O PRS era, logo ao emergir-se no cenário político, um partido cujo acolhimento social e a representatividade de um enorme segmento populacional lhe condicionaram a fazer política pelo poder e não política pelo cargo. A maior figura histórica do próprio partido, Kumba Yalá, tinha consciência política inequívoca de que dada sua dimensão nacional, tendo um eleitorado ideologicamente já capturado, o PRS não precisava aventurar-se brindando o convite para participar na composição de coalizão governamental com seu principal rival político. Mesmo sendo eleitoralmente derrotados como foi o caso em 2014, seria politicamente compulsório que os renovadores se mantivessem integralmente na oposição, resguardando um dos polos (sempre ocupado por ele) da bipolaridade político-partidária guineense. Mas o PRS (já sem Yalá) fez o contrário, aceitou integrar o governo do PAIGC, ou seja, deslocou-se para o centro do espectro político guineense, preencheu um espaço que não lhe pertence por aquilo que representa politicamente na Guiné-Bissau. Mormente são os partidos menores em termos estruturais e de representatividade que fazem política pelo cargo, ou partidos do centro, os quais (mesmo sendo de porte médio ou grande) tendem a não ambicionar ser protagonistas políticos, limitando-se a vender apoio para outras organizações políticas em troca de cargos e gabinetes. No seu caso, como já expus, o PRS é um partido cujo desenvolto depende do poder, portanto, necessariamente sobrevive-se sendo governo, e não avoluma-se fazendo parte do governo. Esse é o índole histórico do PRS e faz parte de sua essência enquanto ator político guineense.

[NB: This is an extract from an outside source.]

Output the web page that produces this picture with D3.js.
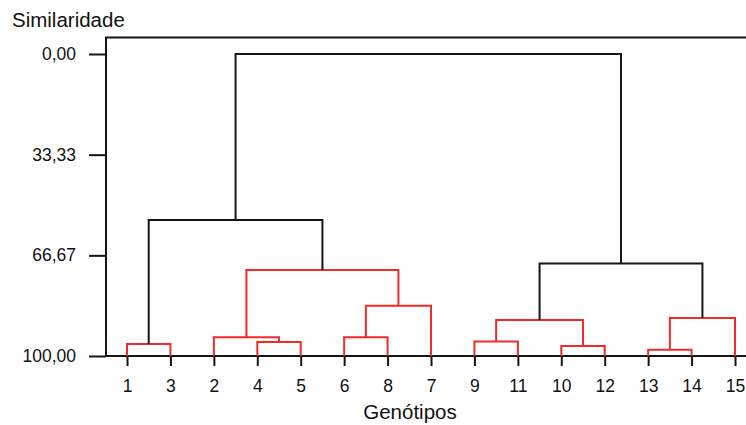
<!DOCTYPE html>
<html>
<head>
<meta charset="utf-8">
<script src="https://cdn.jsdelivr.net/npm/d3@7"></script>
<style>
  body { margin: 0; background: #fff; }
  svg { display: block; font-family: "Liberation Sans", Arial, sans-serif; }
</style>
</head>
<body>
<div id="chart"></div>
<script>
// leaf order along the x axis
const leaves = ["1", "3", "2", "4", "5", "6", "8", "7", "9", "11", "10", "12", "13", "14", "15"];

// merges: [name, childA, childB, similarity level]
const merges = [
    ["m0", "1", "3", 96.0],
    ["m1", "4", "5", 95.4],
    ["m2", "2", "m1", 93.8],
    ["m3", "6", "8", 93.8],
    ["m4", "m3", "7", 83.4],
    ["m5", "m2", "m4", 71.5],
    ["m6", "m0", "m5", 55.0],
    ["m7", "9", "11", 95.2],
    ["m8", "10", "12", 96.7],
    ["m9", "m7", "m8", 88.1],
    ["m10", "13", "14", 97.9],
    ["m11", "m10", "15", 87.4],
    ["m12", "m9", "m11", 69.4],
    ["m13", "m6", "m12", 0]
];

// merges drawn in black (the rest are red groups)
const blackMerges = ["m6", "m12", "m13"];

const yTicks = [0, 33.33, 66.67, 100];

const width = 746, height = 425;
const frameLeft = 106, frameTop = 37.5, frameRight = 746, frameBottom = 356;

const svg = d3.select("#chart").append("svg")
    .attr("width", width)
    .attr("height", height);

let x = d3.scalePoint()
    .domain(leaves)
    .range([127, 735]);

let y = d3.scaleLinear()
    .domain([0, 100])
    .range([54, 356]);

// frame: top and left lines, baseline
svg.append("path")
    .attr("d", "M" + frameRight + "," + frameTop + "H" + frameLeft + "V" + frameBottom + "H" + frameRight)
    .attr("fill", "none")
    .attr("stroke", "#151515")
    .attr("stroke-width", 2);

// y axis
let yAxis = svg.append("g")
    .attr("transform", "translate(" + frameLeft + ",0)")
    .call(d3.axisLeft(y)
        .tickValues(yTicks)
        .tickSize(17)
        .tickPadding(13)
        .tickFormat(d => d3.format(".2f")(d).replace(".", ",")));
yAxis.select(".domain").remove();
yAxis.selectAll(".tick line").attr("stroke", "#151515").attr("stroke-width", 2);
yAxis.selectAll(".tick text").attr("font-size", 17.5).attr("fill", "#111")
    .attr("font-family", "Liberation Sans, Arial, sans-serif");

// x axis
let xAxis = svg.append("g")
    .attr("transform", "translate(0," + frameBottom + ")")
    .call(d3.axisBottom(x).tickSize(10).tickPadding(14));
xAxis.select(".domain").remove();
xAxis.selectAll(".tick line").attr("stroke", "#151515").attr("stroke-width", 2);
xAxis.selectAll(".tick text").attr("font-size", 17.5).attr("fill", "#111")
    .attr("font-family", "Liberation Sans, Arial, sans-serif");

// compute node positions
let pos = {};
leaves.forEach(function(l) {
    pos[l] = {x: x(l), y: y(100)};
});

merges.forEach(function(m) {
    let a = pos[m[1]], b = pos[m[2]];
    let yy = y(m[3]);
    pos[m[0]] = {x: (a.x + b.x) / 2, y: yy};
    svg.append("path")
        .attr("d", "M" + a.x + "," + a.y + "V" + yy + "H" + b.x + "V" + b.y)
        .attr("fill", "none")
        .attr("stroke", blackMerges.includes(m[0]) ? "#151515" : "#f22a2a")
        .attr("stroke-width", 2);
});

// titles
svg.append("text")
    .attr("x", 12)
    .attr("y", 27)
    .attr("font-size", 20.5)
    .attr("fill", "#111")
    .text("Similaridade");

svg.append("text")
    .attr("x", 410)
    .attr("y", 419)
    .attr("text-anchor", "middle")
    .attr("font-size", 20.5)
    .attr("fill", "#111")
    .text("Genótipos");
</script>
</body>
</html>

O comportamento do PRS, ao aceitar integrar o governo do PAIGC enquadra-se naquilo que se denomina em Ciência Política procedimento de office-seeker party ou office-seeking party – tal procedimento é típico dos partidos cujo objetivo político é conseguir cargos nos governos formados amplamente por partidos vencedores dos pleitos eleitorais (podem ser também partícipes do governo de coalizão ou de base alargada), ocupam geralmente o centro do espectro político. Já os partidos policy-seeker ou policy-seeking parties fazem política para política, parafraseando, tendem a não aceitar cargos, preferem ficar fora do governo do partido vencedor com vistas a influenciar a estrutura política como um todo, mantendo suas convições políticas e ideológicas apartadas do governo do partido rival vencedor. O que se viu no caso do PRS ao aceitar integrar o governo chefiado pelo Domingos Simões Pereira, foi totalmente oposto ao comportamento de um policy-seeker party. Esse comportamento do PRS, deslocando-se ao centro, tem um enorme significado simbólico e material.

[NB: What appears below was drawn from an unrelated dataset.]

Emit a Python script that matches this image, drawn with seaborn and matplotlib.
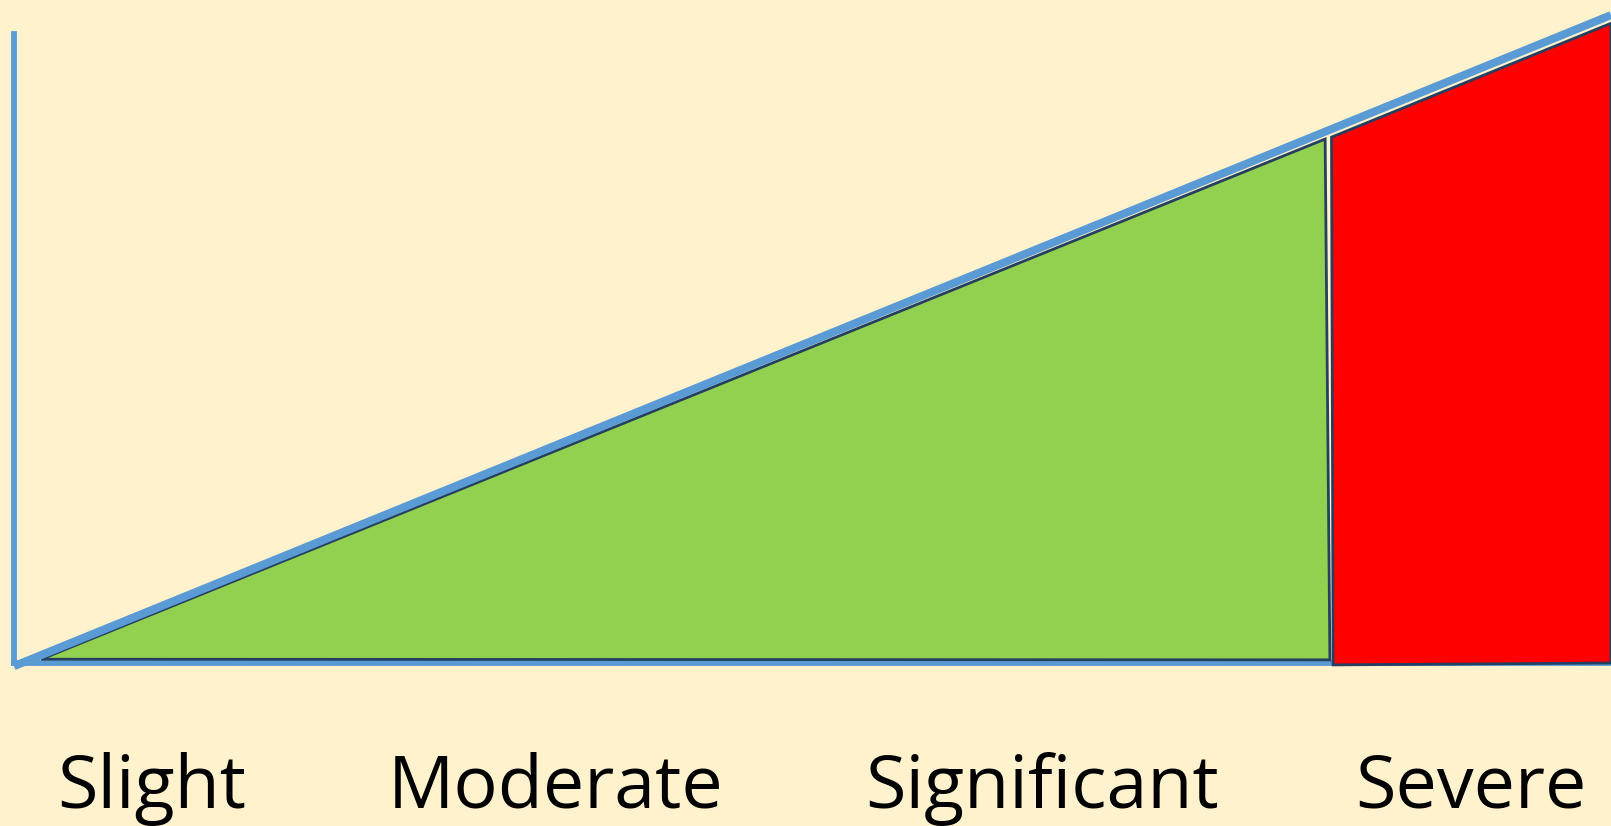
import matplotlib.pyplot as plt
import pandas as pd
import seaborn as sns

# severity scale (0-100) against risk (0-100)
levels = ["Slight", "Moderate", "Significant", "Severe"]
level_pos = [8.6, 33.9, 64.4, 91.2]

diag_x = [0, 100]
diag_y = [-0.5, 103]

green_x = [1.7, 82.1, 82.4]
green_y = [0.6, 83.3, 0.5]

red_x = [82.5, 100, 100, 82.6]
red_y = [83.6, 101.7, 0, -0.3]

cream = "#FFF2CC"
blue = "#5B9BD5"
navy = "#243F60"

sns.set_theme(style="white", rc={"axes.facecolor": cream, "figure.facecolor": cream})
plt.rcParams["font.family"] = ["Open Sans", "DejaVu Sans"]

fig = plt.figure(figsize=(16.11, 8.26), dpi=100)
ax = fig.add_axes([14 / 1611, 163 / 826, 1 - 14 / 1611, 629 / 826])

ax.fill(green_x, green_y, facecolor="#92D050", edgecolor=navy, linewidth=2.0, zorder=2)
ax.fill(red_x, red_y, facecolor="#FF0000", edgecolor=navy, linewidth=2.0, zorder=2, clip_on=False)

df = pd.DataFrame({"x": diag_x, "y": diag_y})
sns.lineplot(data=df, x="x", y="y", ax=ax, color=blue, linewidth=5.8, zorder=4,
             solid_capstyle="butt")
for line in ax.lines:
    line.set_clip_on(False)

ax.set_xlim(0, 100)
ax.set_ylim(0, 100)
ax.set_xlabel("")
ax.set_ylabel("")
ax.set_yticks([])
ax.set_xticks(level_pos)
ax.set_xticklabels(levels, fontsize=53, color="black")
ax.tick_params(axis="x", length=0, pad=64)

for side in ["top", "right"]:
    ax.spines[side].set_visible(False)
for side in ["left", "bottom"]:
    ax.spines[side].set_color(blue)
    ax.spines[side].set_linewidth(4.2)
    ax.spines[side].set_zorder(1)

fig.savefig("out.png", dpi=100, facecolor=cream)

O que os analistas políticos e cidadão comum politicamente precavido não esperavam do PRS era sua integração ao governo do PAIGC, seu histórico adversário político. Não vou adentrar análise dos motivos subjacentes a esse procedimento do PRS. Uns vão dizer que o PRS pós em primeiro lugar os interesses da nação por isso aceitou a integrar o governo, outros tendem a dizer que os interesses pessoais da elite do partido é que falaram mais alto. Contudo, independentemente das razões que acoroçoaram o PRS a assumir pastas no governo do PAIGC, as consequências dessa atitude politicamente infeliz geram (vão gerar) os mesmos resultados. É importante sublinhar que o PAIGC apenas fez seu jogo político, pós a funcionar uma estratégia política inteligente. Realmente, o convite do PAIGC ao PRS para este integrar o governo – mesmo possuindo a maioria parlamentar e, portanto, não precisaria de um governo alargado (de inclusão) para governar – foi um golpe político de mestre cujas implicações políticas são muito profundas, transcendendo relações partidárias, atingindo as estruturas macropolíticas de relação de disputa de poder no país. A guinada do PRS para centro tende a produzir implicações muito significativas no xadrez político guineense. Que implicações, quais mudanças?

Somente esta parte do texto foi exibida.